The pep talk worked.

Coming out with a fire unseen in the previous half, Defiance rallied for a quick try and drop goal to make a game of it and lay the groundwork for what Herrell dubbed the team’s best half of the season.



Only time prevented a comeback for Defiance, which outscored Vail 13-3 in the second half of what ended up being a 25-16 defeat for the Glenwood Springs club.

“If we could have started about 20 minutes earlier, I think we could have done it,” said Defiance captain Morgan Harris. “The second half was big. It gave us a big boost to our morale.”

Harris served as a prime catalyst in that second-half push, his long run setting up a try put down by teammate Colby Knepp. Harris also added a pair of penalty kicks ” one in the first half and another in the second.

Knepp’s try, which came less than five minutes into the second half, injected life into the Glenwood sideline, which erupted again moments later when Ben McCarty drilled a drop goal from beyond midfield.

Other than a penalty kick by Harris, Defiance wouldn’t break through for another score.

“We almost blew it,” Vail’s Greg Tarpey said. “They’ve turned into a good squad.”

Tarpey provided one of four first-half tries for the visiting club. Cameron Turner put down two and Derek Mansanerez added another. Just one conversion and a penalty kick by Turner accompanied those four scores, which filled the scoreboard up just enough for Vail to sneak away with a victory.

“We let it get away from us with a few mistakes in the first half,” Harris conceded. “I wouldn’t say Vail beat us. We gave them too many mistakes.”

Steve MacKinnon oversaw his final game as coach of Vail Rugby Football Club’s head coach on Saturday.

And Vail’s coach of the past three years couldn’t have asked for a better sendoff as he’s primed to head overseas to coach a club in Dumfries, Scotland.

Not because Vail won, but because the match ended under a late-match rainstorm.

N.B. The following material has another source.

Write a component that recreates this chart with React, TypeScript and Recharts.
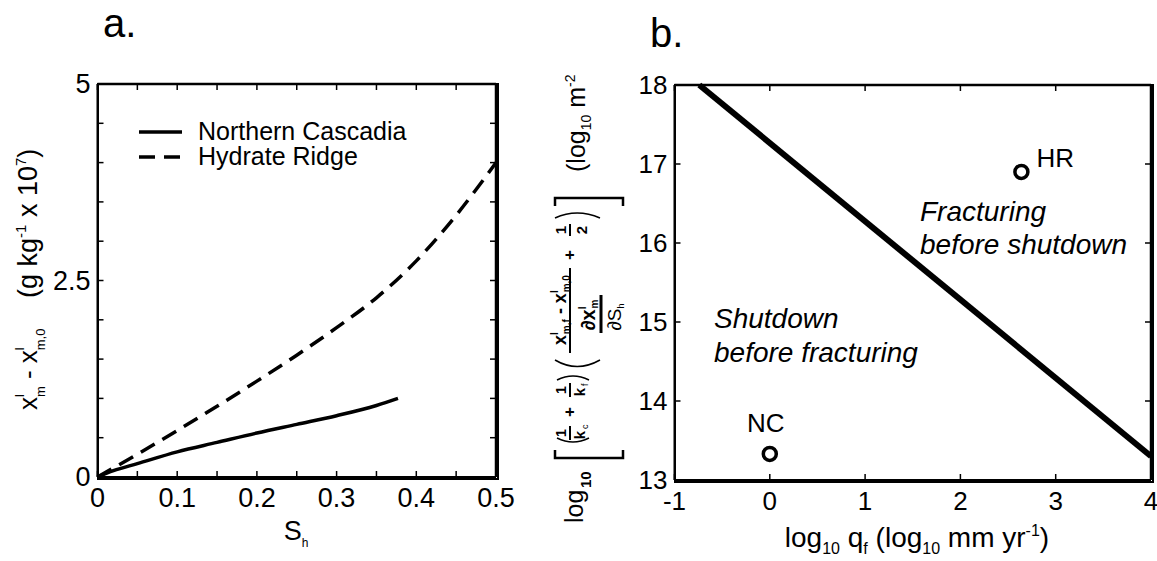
import React from "react";
import {
  LineChart,
  Line,
  ComposedChart,
  Scatter,
  XAxis,
  YAxis,
  Legend,
} from "recharts";

const FONT = "'Liberation Sans', Arial, Helvetica, sans-serif";

// --- panel a: mass fraction change vs hydrate saturation ---
const ncSaturation = [0, 0.02, 0.05, 0.1, 0.15, 0.2, 0.25, 0.3, 0.35, 0.377];
const ncDelta = [0, 0.08, 0.17, 0.32, 0.44, 0.56, 0.67, 0.78, 0.91, 1.0];
const hrSaturation = [0, 0.05, 0.1, 0.15, 0.2, 0.25, 0.3, 0.35, 0.4, 0.45, 0.5];
const hrDelta = [0, 0.29, 0.59, 0.9, 1.22, 1.55, 1.9, 2.28, 2.75, 3.33, 4.0];
const shTicks = [0, 0.05, 0.1, 0.15, 0.2, 0.25, 0.3, 0.35, 0.4, 0.45, 0.5];
const shLabels = [0, 0.1, 0.2, 0.3, 0.4, 0.5];
const deltaTicks = [0, 0.5, 1, 1.5, 2, 2.5, 3, 3.5, 4, 4.5, 5];
const deltaLabels = [0, 2.5, 5];
const legendOrder = ["Northern Cascadia", "Hydrate Ridge"];

// --- panel b: permeability threshold vs flux ---
const boundaryFlux = [-0.74, 4];
const boundaryPerm = [18, 13.3];
const siteNames = ["NC", "HR"];
const siteFlux = [0, 2.64];
const sitePerm = [13.33, 16.9];
const fluxTicks = [-1, 0, 1, 2, 3, 4];
const permTicks = [13, 14, 15, 16, 17, 18];

const ncData = ncSaturation.map((s, i) => ({ s, v: ncDelta[i] }));
const hrData = hrSaturation.map((s, i) => ({ s, v: hrDelta[i] }));
const boundaryData = boundaryFlux.map((x, i) => ({ x, y: boundaryPerm[i] }));
const siteData = siteNames.map((name, i) => ({ name, x: siteFlux[i], y: sitePerm[i] }));

const seriesDash: Record<string, string | undefined> = {
  "Northern Cascadia": undefined,
  "Hydrate Ridge": "16 9",
};

// plot boxes in page pixels (must agree with the chart margins below)
const BOX_A = { x0: 97.5, x1: 496, y0: 84, y1: 477, dx: [0, 0.5], dy: [0, 5] };
const BOX_B = { x0: 674.5, x1: 1151, y0: 85, y1: 480, dx: [-1, 4], dy: [13, 18] };

type Side = "left" | "bottom";

const makeTick =
  (side: Side, labels: number[], fontSize: number) =>
  (props: any) => {
    const { x, y, payload } = props;
    const v = payload.value;
    const show = labels.some((l) => Math.abs(l - v) < 1e-9);
    if (!show) return <g />;
    if (side === "left") {
      return (
        <text x={x - 7} y={y} textAnchor="end" dominantBaseline="central" fontSize={fontSize} fontFamily={FONT} fill="#000">
          {String(v)}
        </text>
      );
    }
    return (
      <text x={x} y={y + 21} textAnchor="middle" dominantBaseline="central" fontSize={fontSize} fontFamily={FONT} fill="#000">
        {String(v)}
      </text>
    );
  };

const axisLine = { stroke: "#000", strokeWidth: 2 };

// box outline as a bordered div, inward ticks on all four sides as svg lines
const FrameBox = ({ box }: { box: typeof BOX_A }) => (
  <div
    style={{
      position: "absolute",
      left: box.x0 - 1,
      top: box.y0 - 1,
      width: box.x1 - box.x0,
      height: box.y1 - box.y0,
      border: "2px solid #000",
      pointerEvents: "none",
    }}
  />
);

const FrameTicks = ({ box, xTicks, yTicks }: { box: typeof BOX_A; xTicks: number[]; yTicks: number[] }) => {
  const px = (v: number) => box.x0 + ((v - box.dx[0]) / (box.dx[1] - box.dx[0])) * (box.x1 - box.x0);
  const py = (v: number) => box.y1 - ((v - box.dy[0]) / (box.dy[1] - box.dy[0])) * (box.y1 - box.y0);
  const len = 6;
  return (
    <g>
      <line x1={box.x0} x2={box.x1} y1={box.y0} y2={box.y0} stroke="#000" strokeWidth={2.5} />
      <line x1={box.x1} x2={box.x1} y1={box.y0} y2={box.y1} stroke="#000" strokeWidth={2.5} />
      {xTicks.map((t) => (
        <g key={`x${t}`}>
          <line x1={px(t)} x2={px(t)} y1={box.y1} y2={box.y1 - len} stroke="#000" strokeWidth={1.5} />
          <line x1={px(t)} x2={px(t)} y1={box.y0} y2={box.y0 + len} stroke="#000" strokeWidth={1.5} />
        </g>
      ))}
      {yTicks.map((t) => (
        <g key={`y${t}`}>
          <line x1={box.x0} x2={box.x0 + len} y1={py(t)} y2={py(t)} stroke="#000" strokeWidth={1.5} />
          <line x1={box.x1} x2={box.x1 - len} y1={py(t)} y2={py(t)} stroke="#000" strokeWidth={1.5} />
        </g>
      ))}
    </g>
  );
};

const renderLegend = (props: any) => {
  const payload = [...(props.payload || [])]
    .filter((e: any) => legendOrder.includes(e.value))
    .sort((a: any, b: any) => legendOrder.indexOf(a.value) - legendOrder.indexOf(b.value));
  return (
    <div style={{ fontFamily: FONT, fontSize: 25, color: "#000" }}>
      {payload.map((entry: any) => (
        <div key={entry.value} style={{ display: "flex", alignItems: "center", height: 25 }}>
          <svg width={59} height={10} style={{ flex: "none" }}>
            <line x1={0} x2={43} y1={5} y2={5} stroke="#000" strokeWidth={3.5} strokeDasharray={seriesDash[entry.value]} />
          </svg>
          <span style={{ whiteSpace: "nowrap", lineHeight: "25px" }}>{entry.value}</span>
        </div>
      ))}
    </div>
  );
};

const siteLabelStyle: Record<string, { dx: number; dy: number; anchor: "start" | "middle" }> = {
  NC: { dx: -4, dy: -22, anchor: "middle" },
  HR: { dx: 15, dy: -5, anchor: "start" },
};

const SiteMarker = (props: any) => {
  const { cx, cy, payload } = props;
  const st = siteLabelStyle[payload.name];
  return (
    <g>
      <circle cx={cx} cy={cy} r={6.5} fill="#fff" stroke="#000" strokeWidth={3.5} />
      <text x={cx + st.dx} y={cy + st.dy} textAnchor={st.anchor} fontSize={26} fontFamily={FONT} fill="#000">
        {payload.name}
      </text>
    </g>
  );
};

const PanelA = () => (
  <LineChart width={560} height={561} margin={{ top: 84, right: 64, bottom: 34, left: 37.5 }}>
    <XAxis dataKey="s" type="number" domain={[0, 0.5]} ticks={shTicks} height={50} tickSize={0} tickMargin={0} tickLine={false} axisLine={axisLine} tick={makeTick("bottom", shLabels, 27)} interval={0} />
    <YAxis type="number" domain={[0, 5]} ticks={deltaTicks} width={60} tickSize={0} tickMargin={0} tickLine={false} axisLine={axisLine} tick={makeTick("left", deltaLabels, 27)} interval={0} />
    <Legend
      content={renderLegend}
      layout="vertical"
      align="center"
      verticalAlign="middle"
      wrapperStyle={{ left: 139, top: 119, width: "auto" }}
    />
    <Line data={ncData} dataKey="v" name="Northern Cascadia" stroke="#000" strokeWidth={3.5} dot={false} isAnimationActive={false} type="monotone" />
    <Line data={hrData} dataKey="v" name="Hydrate Ridge" stroke="#000" strokeWidth={3.5} strokeDasharray="16 9" dot={false} isAnimationActive={false} type="monotone" />
  </LineChart>
);

const PanelB = () => (
  <ComposedChart width={597} height={561} margin={{ top: 85, right: 6, bottom: 31, left: 74.5 }}>
    <XAxis dataKey="x" type="number" domain={[-1, 4]} ticks={fluxTicks} height={50} tickSize={0} tickMargin={0} tickLine={false} axisLine={axisLine} tick={makeTick("bottom", fluxTicks, 26)} interval={0} />
    <YAxis dataKey="y" type="number" domain={[13, 18]} ticks={permTicks} width={40} tickSize={0} tickMargin={0} tickLine={false} axisLine={axisLine} tick={makeTick("left", permTicks, 26)} interval={0} />
    <Line data={boundaryData} dataKey="y" stroke="#000" strokeWidth={6} dot={false} isAnimationActive={false} type="linear" />
    <Scatter data={siteData} dataKey="y" shape={<SiteMarker />} isAnimationActive={false} />
  </ComposedChart>
);

const Annotations = () => (
  <svg width={1157} height={561} style={{ position: "absolute", left: 0, top: 0, pointerEvents: "none" }} fontFamily={FONT} fill="#000">
    <FrameTicks box={BOX_A} xTicks={shTicks} yTicks={deltaTicks} />
    <FrameTicks box={BOX_B} xTicks={fluxTicks} yTicks={permTicks} />

    <text x={103} y={37} fontSize={40}>a.</text>
    <text x={650} y={47} fontSize={40}>b.</text>

    {/* panel a axis titles */}
    <g transform="translate(37, 410) rotate(-90)">
      <text x={0} y={0} fontSize={26}>
        x<tspan dy={-13} fontSize={13}>l</tspan>
        <tspan dx={-3} dy={21} fontSize={13}>m</tspan>
        <tspan dy={-8} fontSize={26}>{" - x"}</tspan>
        <tspan dy={-13} fontSize={13}>l</tspan>
        <tspan dx={-3} dy={21} fontSize={13}>m,0</tspan>
      </text>
      <text x={112} y={0} fontSize={27}>
        (g kg<tspan dy={-11} fontSize={15}>-1</tspan>
        <tspan dy={11}>{" x 10"}</tspan>
        <tspan dy={-11} fontSize={15}>7</tspan>
        <tspan dy={11}>)</tspan>
      </text>
    </g>
    <text x={296} y={540} fontSize={27} textAnchor="middle">
      S<tspan dy={7} fontSize={12}>h</tspan>
    </text>

    {/* panel b axis titles */}
    <text x={917} y={547} fontSize={28} textAnchor="middle">
      log<tspan dy={7} fontSize={16}>10</tspan>
      <tspan dy={-7}>{" q"}</tspan>
      <tspan dy={7} fontSize={16}>f</tspan>
      <tspan dy={-7}>{" (log"}</tspan>
      <tspan dy={7} fontSize={16}>10</tspan>
      <tspan dy={-7}>{" mm yr"}</tspan>
      <tspan dy={-11} fontSize={16}>-1</tspan>
      <tspan dy={11}>)</tspan>
    </text>
    <g transform="translate(570, 530) rotate(-90)" stroke="none">
      <text x={7} y={13} fontSize={25}>log</text>
      <text x={42} y={21} fontSize={15} fontWeight="bold">10</text>
      <path d="M 80 -15 L 72 -15 L 72 53 L 80 53" fill="none" stroke="#000" strokeWidth={2.5} />
      <path d="M 92 -13 Q 84 3 92 19" fill="none" stroke="#000" strokeWidth={1.5} />
      <text x={97} y={-4} fontSize={14} fontWeight="bold" textAnchor="middle">1</text>
      <line x1={90} x2={104} y1={0} y2={0} stroke="#000" strokeWidth={2} />
      <text x={95} y={15} fontSize={15} fontWeight="bold" textAnchor="middle">k</text>
      <text x={101} y={18} fontSize={9}>c</text>
      <text x={118} y={5} fontSize={17} fontWeight="bold" textAnchor="middle">+</text>
      <text x={140} y={-4} fontSize={14} fontWeight="bold" textAnchor="middle">1</text>
      <line x1={133} x2={147} y1={0} y2={0} stroke="#000" strokeWidth={2} />
      <text x={138} y={15} fontSize={15} fontWeight="bold" textAnchor="middle">k</text>
      <text x={144} y={18} fontSize={9}>f</text>
      <path d="M 150 -13 Q 158 3 150 19" fill="none" stroke="#000" strokeWidth={1.5} />
      <path d="M 170 -15 Q 157 7 170 30" fill="none" stroke="#000" strokeWidth={1.5} />
      <text x={220} y={-4} fontSize={18} fontWeight="bold" textAnchor="middle">
        x<tspan dy={-8} fontSize={10}>l</tspan>
        <tspan dx={-2} dy={12} fontSize={10}>m,f</tspan>
        <tspan dy={-4} fontSize={18}>{" - x"}</tspan>
        <tspan dy={-8} fontSize={10}>l</tspan>
        <tspan dx={-2} dy={12} fontSize={10}>m,0</tspan>
      </text>
      <line x1={177} x2={262} y1={0} y2={0} stroke="#000" strokeWidth={2} />
      <text x={215} y={25} fontSize={20} fontWeight="bold" textAnchor="middle">
        ∂x<tspan dy={-9} fontSize={10}>l</tspan>
        <tspan dx={-2} dy={12} fontSize={10}>m</tspan>
      </text>
      <line x1={197} x2={235} y1={31} y2={31} stroke="#000" strokeWidth={3} />
      <text x={213} y={51} fontSize={19} textAnchor="middle">
        ∂S<tspan dy={3} fontSize={9}>h</tspan>
      </text>
      <text x={275} y={5} fontSize={17} fontWeight="bold" textAnchor="middle">+</text>
      <text x={300} y={-4} fontSize={15} fontWeight="bold" textAnchor="middle">1</text>
      <line x1={294} x2={306} y1={0} y2={0} stroke="#000" strokeWidth={2} />
      <text x={300} y={17} fontSize={15} fontWeight="bold" textAnchor="middle">2</text>
      <path d="M 312 -15 Q 322 7 312 30" fill="none" stroke="#000" strokeWidth={1.5} />
      <path d="M 324 -15 L 332 -15 L 332 53 L 324 53" fill="none" stroke="#000" strokeWidth={2.5} />
      <text x={358} y={15} fontSize={25}>
        (log<tspan dy={6} fontSize={14}>10</tspan>
        <tspan dy={-6}>{" m"}</tspan>
        <tspan dy={-10} fontSize={14}>-2</tspan>
      </text>
    </g>

    {/* region annotations */}
    <g fontStyle="italic" fontSize={28}>
      <text x={920} y={221}>Fracturing</text>
      <text x={920} y={254}>before shutdown</text>
      <text x={714} y={328}>Shutdown</text>
      <text x={714} y={362}>before fracturing</text>
    </g>
  </svg>
);

export default function App() {
  return (
    <div style={{ position: "absolute", left: 0, top: 0, width: 1157, height: 561, background: "#fff", fontFamily: FONT }}>
      <div style={{ position: "absolute", left: 0, top: 0 }}>
        <PanelA />
      </div>
      <div style={{ position: "absolute", left: 560, top: 0 }}>
        <PanelB />
      </div>
      <FrameBox box={BOX_A} />
      <FrameBox box={BOX_B} />
      <Annotations />
    </div>
  );
}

That’s fitting, since that’s precisely the weather the Scotland native will regularly encounter abroad.

“This is a good one to end on,” MacKinnon joked. “Now I’m going to go play in the rain in Scotland.”

Tarpey is set to take over as the club’s coach.

Next on the schedule for Defiance is an Aug. 26 date with Breckenridge on the club’s home pitch ” Glenwood Park.